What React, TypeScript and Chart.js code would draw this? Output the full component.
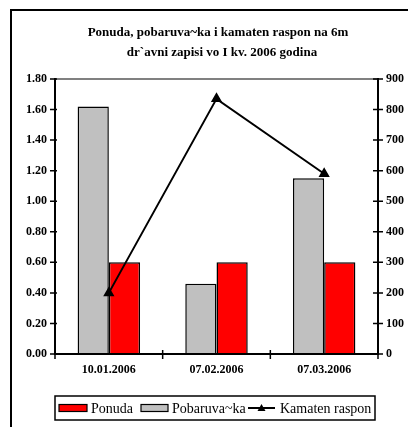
import { useEffect, useRef } from 'react';
import { Chart, registerables } from 'chart.js';

Chart.register(...registerables);

const categories = ['10.01.2006', '07.02.2006', '07.03.2006'];
const ponuda = [0.6, 0.6, 0.6];
const pobaruvacka = [1.62, 0.46, 1.15];
const kamatenRaspon = [200, 835, 590];
const titleLines = ['Ponuda, pobaruva~ka i kamaten raspon na 6m', 'dr`avni zapisi vo I kv. 2006 godina'];
const seriesNames = ['Ponuda', 'Pobaruva~ka', 'Kamaten raspon'];

const FONT = "'Liberation Serif', 'Times New Roman', serif";

const decorPlugin = {
  id: 'decor',
  afterDraw(chart: any) {
    const ctx = chart.ctx as CanvasRenderingContext2D;
    const area = chart.chartArea;
    ctx.save();
    // outer frame
    ctx.strokeStyle = '#000';
    ctx.lineWidth = 2;
    ctx.beginPath();
    ctx.moveTo(11, 427);
    ctx.lineTo(11, 10);
    ctx.lineTo(408, 10);
    ctx.stroke();

    // title
    ctx.fillStyle = '#000';
    ctx.textAlign = 'center';
    ctx.textBaseline = 'middle';
    ctx.font = `bold 13px ${FONT}`;
    ctx.fillText(titleLines[0], 218, 33);
    ctx.fillText(titleLines[1], 222, 53);
    ctx.textAlign = 'left';

    // crossing tick marks
    ctx.lineWidth = 1.5;
    const yl = chart.scales.y;
    const yr = chart.scales.y1;
    ctx.beginPath();
    yl.ticks.forEach((_t: any, i: number) => {
      const y = yl.getPixelForTick(i);
      ctx.moveTo(area.left - 5, y);
      ctx.lineTo(area.left + 2, y);
    });
    yr.ticks.forEach((_t: any, i: number) => {
      const y = yr.getPixelForTick(i);
      ctx.moveTo(area.right - 5, y);
      ctx.lineTo(area.right + 5, y);
    });
    const n = categories.length;
    for (let i = 0; i <= n; i++) {
      const x = area.left + (i * (area.right - area.left)) / n;
      ctx.moveTo(x, area.bottom - 4);
      ctx.lineTo(x, area.bottom + 5);
    }
    ctx.stroke();

    // legend
    const bx = 55, by = 396, bw = 320, bh = 24;
    ctx.lineWidth = 1.5;
    ctx.strokeRect(bx, by, bw, bh);
    const cy = by + bh / 2;
    ctx.font = `14px ${FONT}`;
    ctx.textBaseline = 'middle';
    ctx.lineWidth = 1.2;
    // Ponuda
    ctx.fillStyle = '#ff0000';
    ctx.fillRect(59, cy - 3.5, 28, 7);
    ctx.strokeRect(59, cy - 3.5, 28, 7);
    ctx.fillStyle = '#000';
    ctx.fillText(seriesNames[0], 91, cy + 1);
    // Pobaruva~ka
    ctx.fillStyle = '#c0c0c0';
    ctx.fillRect(141, cy - 3.5, 27, 7);
    ctx.strokeRect(141, cy - 3.5, 27, 7);
    ctx.fillStyle = '#000';
    ctx.fillText(seriesNames[1], 172, cy + 1);
    // Kamaten raspon
    ctx.lineWidth = 2;
    ctx.beginPath();
    ctx.moveTo(248, cy);
    ctx.lineTo(275, cy);
    ctx.stroke();
    ctx.beginPath();
    ctx.moveTo(261.5, cy - 4);
    ctx.lineTo(265.5, cy + 3);
    ctx.lineTo(257.5, cy + 3);
    ctx.closePath();
    ctx.fill();
    ctx.fillText(seriesNames[2], 280, cy + 1);
    ctx.restore();
  },
};

export default function App() {
  const ref = useRef<HTMLCanvasElement | null>(null);
  useEffect(() => {
    if (!ref.current) return;
    const chart = new Chart(ref.current, {
      type: 'bar',
      data: {
        labels: categories,
        datasets: [
          {
            type: 'line',
            label: seriesNames[2],
            data: kamatenRaspon,
            yAxisID: 'y1',
            borderColor: '#000',
            backgroundColor: '#000',
            borderWidth: 2,
            pointStyle: 'triangle',
            pointRadius: 4.5,
            pointBackgroundColor: '#000',
            pointBorderColor: '#000',
            tension: 0,
            order: 0,
          } as any,
          {
            label: seriesNames[1],
            data: pobaruvacka,
            yAxisID: 'y',
            backgroundColor: '#c0c0c0',
            borderColor: '#000',
            borderWidth: 1.5,
            order: 1,
            barPercentage: 1,
            categoryPercentage: 0.58,
          },
          {
            label: seriesNames[0],
            data: ponuda,
            yAxisID: 'y',
            backgroundColor: '#ff0000',
            borderColor: '#000',
            borderWidth: 1.5,
            order: 2,
            barPercentage: 1,
            categoryPercentage: 0.58,
          },
        ],
      },
      options: {
        responsive: false,
        animation: false,
        devicePixelRatio: 1,
        layout: { padding: { left: 12, right: 4, top: 79, bottom: 47 } },
        plugins: {
          legend: { display: false },
          tooltip: { enabled: false },
          title: { display: false },
        },
        scales: {
          x: {
            offset: true,
            grid: { display: false, drawTicks: false },
            border: { display: true, color: '#000', width: 2 },
            ticks: { color: '#000', font: { family: FONT, size: 12, weight: 'bold' }, padding: 9 },
            afterFit: (s: any) => { s.height = 26; },
          },
          y: {
            position: 'left',
            min: 0,
            max: 1.8,
            ticks: {
              stepSize: 0.2,
              color: '#000',
              font: { family: FONT, size: 12, weight: 'bold' },
              padding: 8,
              callback: (v: any) => Number(v).toFixed(2),
            },
            grid: {
              drawTicks: false,
              color: (c: any) => (c.tick && Math.abs(c.tick.value - 1.8) < 1e-6 ? '#808080' : 'rgba(0,0,0,0)'),
              lineWidth: 2,
            },
            border: { display: true, color: '#000', width: 2 },
            afterFit: (s: any) => { s.width = 43; },
          },
          y1: {
            position: 'right',
            min: 0,
            max: 900,
            ticks: {
              stepSize: 100,
              color: '#000',
              font: { family: FONT, size: 12, weight: 'bold' },
              padding: 8,
            },
            grid: { display: false, drawTicks: false },
            border: { display: true, color: '#000', width: 2 },
            afterFit: (s: any) => { s.width = 26; },
          },
        },
      },
      plugins: [decorPlugin],
    });
    return () => chart.destroy();
  }, []);
  return (
    <div style={{ position: 'fixed', left: 0, top: 0, width: 408, height: 427, background: '#fff' }}>
      <canvas ref={ref} width={408} height={427} style={{ width: 408, height: 427, display: 'block' }} />
    </div>
  );
}
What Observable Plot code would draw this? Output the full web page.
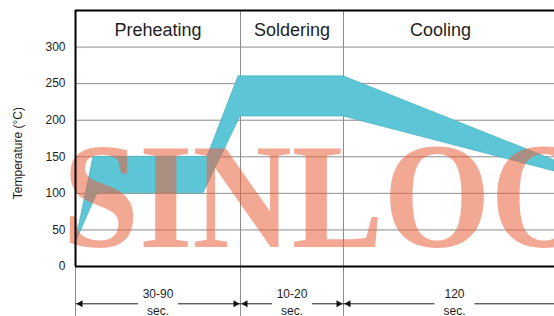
<!DOCTYPE html>
<html><head><meta charset="utf-8">
<script src="https://cdn.jsdelivr.net/npm/d3@7"></script>
<script src="https://cdn.jsdelivr.net/npm/@observablehq/plot@0.6"></script>
<style>html,body{margin:0;padding:0;background:#fff}</style>
</head><body><div id="chart"></div>
<script>
// ---- data ----
const yTicks = [0, 50, 100, 150, 200, 250, 300];
const phaseNames = ["Preheating", "Soldering", "Cooling"];
const phaseBounds = [0, 165, 268, 462];
const durationLabels = ["30-90", "10-20", "120"];
const durationUnit = "sec.";
const upperX = [0, 18, 132, 163, 268, 479];
const upperT = [32, 150, 150, 260, 260, 145];
const lowerX = [0, 22, 128, 165, 268, 479];
const lowerT = [32, 100, 100, 205, 205, 130];
const yLabel = "Temperature (°C)";
const watermark = "SINLOO";

// ---- derived tables ----
const band = upperX.map((x, i) => ({xu: x, tu: upperT[i], xl: lowerX[i], tl: lowerT[i]}));
const phases = phaseNames.map((name, i) => ({
  name, x1: phaseBounds[i], x2: phaseBounds[i + 1],
  mid: (phaseBounds[i] + phaseBounds[i + 1]) / 2, dur: durationLabels[i]
}));
const durMid = (d, i) => d.mid + (i === 2 ? 14 : 0);
const segs = phases.flatMap((d, i) => [
  {a: d.x1, b: durMid(d, i) - 20},
  {a: durMid(d, i) + 20, b: i === 2 ? 479 : d.x2}
]);
const headsLeft = phaseBounds.slice(0, 3);
const headsRight = phaseBounds.slice(1, 3);

const GRID = "#8c8c8c", INK = "#1e1e1e";
const yArrow = -51, yDur = -38, ySec = -61, yBottom = -70;

const chart = Plot.plot({
  width: 554, height: 316,
  marginLeft: 75, marginRight: 0, marginTop: 10, marginBottom: 50,
  x: {domain: [0, 479], axis: null},
  y: {domain: [0, 350], axis: null},
  style: {fontFamily: "'Liberation Sans', Arial, sans-serif", background: "#fff", overflow: "visible"},
  marks: [
    Plot.ruleY(yTicks.filter(t => t > 0), {stroke: GRID, strokeWidth: 1}),
    Plot.ruleX(phaseBounds.slice(1, 3), {y1: yBottom, y2: 350, stroke: GRID, strokeWidth: 1}),
    Plot.ruleX([0], {y1: yBottom, y2: 0, stroke: GRID, strokeWidth: 1}),
    Plot.area(band, {x1: "xl", y1: "tl", x2: "xu", y2: "tu", fill: "#5cc6d6", stroke: "#3fa9ba", strokeWidth: 0.6}),
    Plot.text([watermark], {x: -13, y: 27, text: d => d, textAnchor: "start", lineAnchor: "bottom",
      fontFamily: "'Liberation Serif', serif", fontWeight: "bold", fontSize: 150,
      fill: "#e9603c", fillOpacity: 0.55, className: "wm"}),
    Plot.ruleY([0], {stroke: "#000", strokeWidth: 2}),
    Plot.ruleY([350], {stroke: "#000", strokeWidth: 2}),
    Plot.ruleX([0], {y1: 0, y2: 350, stroke: "#000", strokeWidth: 2}),
    Plot.text(phases, {x: "mid", y: 323, text: "name", fontSize: 18, fill: INK}),
    Plot.text(yTicks, {x: 0, y: d => d, text: d => String(d), dx: -10, textAnchor: "end", fontSize: 12, fill: INK}),
    Plot.text([yLabel], {x: 0, y: 155, text: d => d, rotate: -90, dx: -57, fontSize: 12, fill: INK}),
    Plot.link(segs, {x1: "a", x2: "b", y1: yArrow, y2: yArrow, stroke: "#222", strokeWidth: 1}),
    Plot.dot(headsLeft, {x: d => d, y: yArrow, symbol: "triangle", rotate: -90, r: 2.6, dx: 5, fill: "#111", stroke: "none"}),
    Plot.dot(headsRight, {x: d => d, y: yArrow, symbol: "triangle", rotate: 90, r: 2.6, dx: -5, fill: "#111", stroke: "none"}),
    Plot.text(phases, {x: durMid, y: yDur, text: "dur", fontSize: 12, fill: INK}),
    Plot.text(phases, {x: durMid, y: ySec, text: () => durationUnit, fontSize: 12, fill: INK})
  ]
});
const wm = chart.querySelector(".wm text");
if (wm) { wm.setAttribute("textLength", 535); wm.setAttribute("lengthAdjust", "spacingAndGlyphs"); }
document.getElementById("chart").appendChild(chart);
</script>
</body></html>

-------

[YOUR TASK]
Would you reproduce the lines above, from the very first through the line containing "ctx.textAlign = 'left';", exactly and without the pictures?

[FINAL RESULT]
What React, TypeScript and Chart.js code would draw this? Output the full component.
import { useEffect, useRef } from 'react';
import { Chart, registerables } from 'chart.js';

Chart.register(...registerables);

const categories = ['10.01.2006', '07.02.2006', '07.03.2006'];
const ponuda = [0.6, 0.6, 0.6];
const pobaruvacka = [1.62, 0.46, 1.15];
const kamatenRaspon = [200, 835, 590];
const titleLines = ['Ponuda, pobaruva~ka i kamaten raspon na 6m', 'dr`avni zapisi vo I kv. 2006 godina'];
const seriesNames = ['Ponuda', 'Pobaruva~ka', 'Kamaten raspon'];

const FONT = "'Liberation Serif', 'Times New Roman', serif";

const decorPlugin = {
  id: 'decor',
  afterDraw(chart: any) {
    const ctx = chart.ctx as CanvasRenderingContext2D;
    const area = chart.chartArea;
    ctx.save();
    // outer frame
    ctx.strokeStyle = '#000';
    ctx.lineWidth = 2;
    ctx.beginPath();
    ctx.moveTo(11, 427);
    ctx.lineTo(11, 10);
    ctx.lineTo(408, 10);
    ctx.stroke();

    // title
    ctx.fillStyle = '#000';
    ctx.textAlign = 'center';
    ctx.textBaseline = 'middle';
    ctx.font = `bold 13px ${FONT}`;
    ctx.fillText(titleLines[0], 218, 33);
    ctx.fillText(titleLines[1], 222, 53);
    ctx.textAlign = 'left';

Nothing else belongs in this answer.